Report Offers Blueprint for Equitable Oral Healthcare
Poor oral health reduces the economic vitality of American society by increasing healthcare costs and limiting workforce participation.
Poor oral health reduces the economic vitality of American society by increasing healthcare costs and limiting workforce participation. This is a key finding in “Oral Health in America: Implications for Dental Practice,” a report published by the American Dental Association. The paper highlights key elements of a larger report, “Oral Health in America: Advances and Challenges,” released by the National Institute of Dental and Craniofacial Research and National Institutes of Health.
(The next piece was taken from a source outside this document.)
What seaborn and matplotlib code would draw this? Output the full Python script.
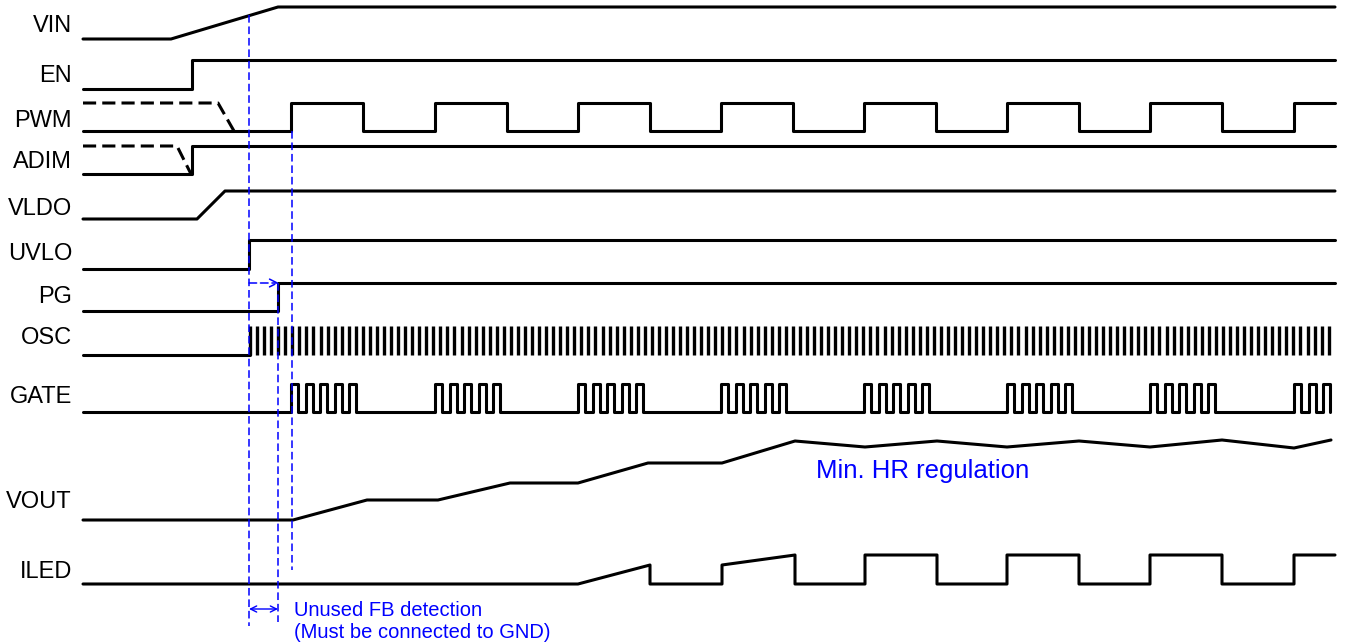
import numpy as np
import pandas as pd
import matplotlib
matplotlib.use("Agg")
import matplotlib.pyplot as plt
import seaborn as sns

sns.set_style("white")
plt.rcParams['font.family'] = ['Liberation Sans', 'DejaVu Sans']

# canvas is laid out in pixel units (y grows downward)
W, H = 1347, 644
X0, X1 = 83, 1335

# signal names and where their labels sit (baseline)
names = ["VIN", "EN", "PWM", "ADIM", "VLDO", "UVLO", "PG", "OSC", "GATE", "VOUT", "ILED"]
label_base = [32, 82, 127, 168, 215, 260, 303, 344, 403, 508, 578]

# simple level signals: breakpoints
vin_x = [X0, 171, 278, X1]
vin_y = [39, 39, 7, 7]
en_x = [X0, 192, 192, X1]
en_y = [89, 89, 60, 60]
adim_x = [X0, 192, 192, X1]
adim_y = [174, 174, 146, 146]
vldo_x = [X0, 197, 225, X1]
vldo_y = [219, 219, 191, 191]
uvlo_x = [X0, 249, 249, X1]
uvlo_y = [269, 269, 240, 240]
pg_x = [X0, 278, 278, X1]
pg_y = [311, 311, 283, 283]

# dashed "don't care" parts of PWM / ADIM
pwm_dash_x = [X0, 218, 234]
pwm_dash_y = [103, 103, 131]
adim_dash_x = [X0, 177, 191]
adim_dash_y = [146, 146, 174]

# PWM square wave
pwm_rise = [291, 435, 578, 721, 864, 1007, 1150, 1294]
pwm_width = 72
pwm_lo, pwm_hi = 131, 103

# GATE bursts follow each PWM high
gate_count = [5, 5, 5, 5, 5, 5, 5, 3]
gate_period, gate_high = 14.5, 7
gate_lo, gate_hi = 412, 384

# OSC clock
osc_start, osc_end, osc_pitch = 250, 1334, 7.05
osc_lo, osc_hi = 355, 326

# VOUT staircase / ripple
vout_x = [X0, 293, 367, 438, 510, 578, 648, 722, 795, 865, 937, 1007, 1079, 1150, 1222, 1294, 1331]
vout_y = [520, 520, 500, 500, 483, 483, 463, 463, 441, 447, 441, 447, 441, 447, 440, 448, 440]

# ILED
iled_x = [X0, 578, 650, 650, 722, 722, 795, 795, 865, 865, 937, 937, 1007, 1007,
          1079, 1079, 1150, 1150, 1222, 1222, 1294, 1294, X1]
iled_y = [584, 584, 565, 584, 584, 565, 555, 584, 584, 555, 555, 584, 584, 555,
          555, 584, 584, 555, 555, 584, 584, 555, 555]


def square(rises, width, lo, hi, end):
    xs, ys = [X0], [lo]
    for r in rises:
        f = r + width
        xs += [r, r]
        ys += [lo, hi]
        if f >= end:
            xs.append(end)
            ys.append(hi)
            return xs, ys
        xs += [f, f]
        ys += [hi, lo]
    xs.append(end)
    ys.append(lo)
    return xs, ys


def gate_wave():
    xs, ys = [X0], [gate_lo]
    for r, n in zip(pwm_rise, gate_count):
        for k in range(n):
            a = r + k * gate_period
            xs += [a, a, a + gate_high, a + gate_high]
            ys += [gate_lo, gate_hi, gate_hi, gate_lo]
    return xs, ys


pwm_x, pwm_y = square(pwm_rise, pwm_width, pwm_lo, pwm_hi, X1)
gate_x, gate_y = gate_wave()

rows = []
for nm, xs, ys in [("VIN", vin_x, vin_y), ("EN", en_x, en_y), ("PWM", pwm_x, pwm_y),
                   ("ADIM", adim_x, adim_y), ("VLDO", vldo_x, vldo_y),
                   ("UVLO", uvlo_x, uvlo_y), ("PG", pg_x, pg_y),
                   ("OSC0", [X0, osc_start], [osc_lo, osc_lo]),
                   ("GATE", gate_x, gate_y), ("VOUT", vout_x, vout_y),
                   ("ILED", iled_x, iled_y)]:
    for i, (x, y) in enumerate(zip(xs, ys)):
        rows.append({"sig": nm, "i": i, "x": x, "y": y})
df = pd.DataFrame(rows)

dash_rows = []
for nm, xs, ys in [("PWM", pwm_dash_x, pwm_dash_y), ("ADIM", adim_dash_x, adim_dash_y)]:
    for i, (x, y) in enumerate(zip(xs, ys)):
        dash_rows.append({"sig": nm, "i": i, "x": x, "y": y})
df_dash = pd.DataFrame(dash_rows)

osc_x = np.arange(osc_start, osc_end, osc_pitch)
df_osc = pd.DataFrame({"sig": np.repeat(np.arange(len(osc_x)), 2),
                       "x": np.repeat(osc_x, 2),
                       "y": np.tile([osc_lo, osc_hi], len(osc_x))})

fig = plt.figure(figsize=(W / 100, H / 100), dpi=100)
ax = fig.add_axes([0, 0, 1, 1])

sns.lineplot(data=df, x="x", y="y", units="sig", estimator=None, sort=False,
             color="black", lw=2.2, ax=ax)
sns.lineplot(data=df_dash, x="x", y="y", units="sig", estimator=None, sort=False,
             color="black", lw=2.2, dashes=False, ax=ax)
for ln in ax.lines[-2:]:
    ln.set_dashes((4.3, 2.0))
sns.lineplot(data=df_osc, x="x", y="y", units="sig", estimator=None, sort=False,
             color="black", lw=2.4, ax=ax)
for ln in ax.lines[-len(osc_x):]:
    ln.set_solid_capstyle("butt")

# blue timing markers
blue = "#0000ff"
for x, y0, y1 in [(249, 15, 626), (278, 283, 622), (292, 131, 570)]:
    ax.plot([x, x], [y0, y1], color=blue, lw=1.1, dashes=(5, 2.5))
ax.annotate("", xy=(279, 283), xytext=(249, 283),
            arrowprops=dict(arrowstyle="->", color=blue, lw=1.1, ls=(0, (5, 2.5)),
                            shrinkA=0, shrinkB=0, mutation_scale=14))
ax.annotate("", xy=(278, 609), xytext=(249, 609),
            arrowprops=dict(arrowstyle="<->", color=blue, lw=1.0,
                            shrinkA=0, shrinkB=0, mutation_scale=11))

ax.text(294, 616, "Unused FB detection", color=blue, fontsize=14.5, va="baseline", ha="left")
ax.text(294, 638, "(Must be connected to GND)", color=blue, fontsize=14.5, va="baseline", ha="left")
ax.text(816, 478, "Min. HR regulation", color=blue, fontsize=18.5, va="baseline", ha="left")

for nm, yb in zip(names, label_base):
    ax.text(72, yb, nm, fontsize=17, ha="right", va="baseline", color="black")

ax.set_xlim(0, W)
ax.set_ylim(H, 0)
ax.set_axis_off()

fig.savefig("out.png", dpi=100, facecolor="white")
The paper provides a sweeping assessment of changes in the state of oral health since the U.S. Surgeon General’s seminal report on oral health in 2000. In spite of improvements in care over the past 22 years, inequities remain, the authors note.
Data show the number of people receiving dental services at Federally Qualified Health Centers increased from 1.4 million to 5.2 million between 2001 and 2020. Furthermore, in 2017, one-third of these patients were younger than 18; and, among this group, 88.5% were Medicaid or Children’s Health Insurance Program beneficiaries. This suggest that in addition to improving access to care, stakeholders should advocate for more efficient delivery models and send a cohesive message that oral care is an essential healthcare service.
Key strategies offered to improve equitable care include:
- Making dental services an essential benefit in both private and public insurance programs
- Incorporating dental care demands into workforce planning
- Increasing integration of oral and medical care
With the goal of implementing policies aimed at ensuring equitable care, dental professionals and other stakeholders are encouraged to work to improve access, reduce costs, and implement delivery models that support positive, patient-centered outcomes.
From Decisions in Dentistry. September 2022;8(9)7.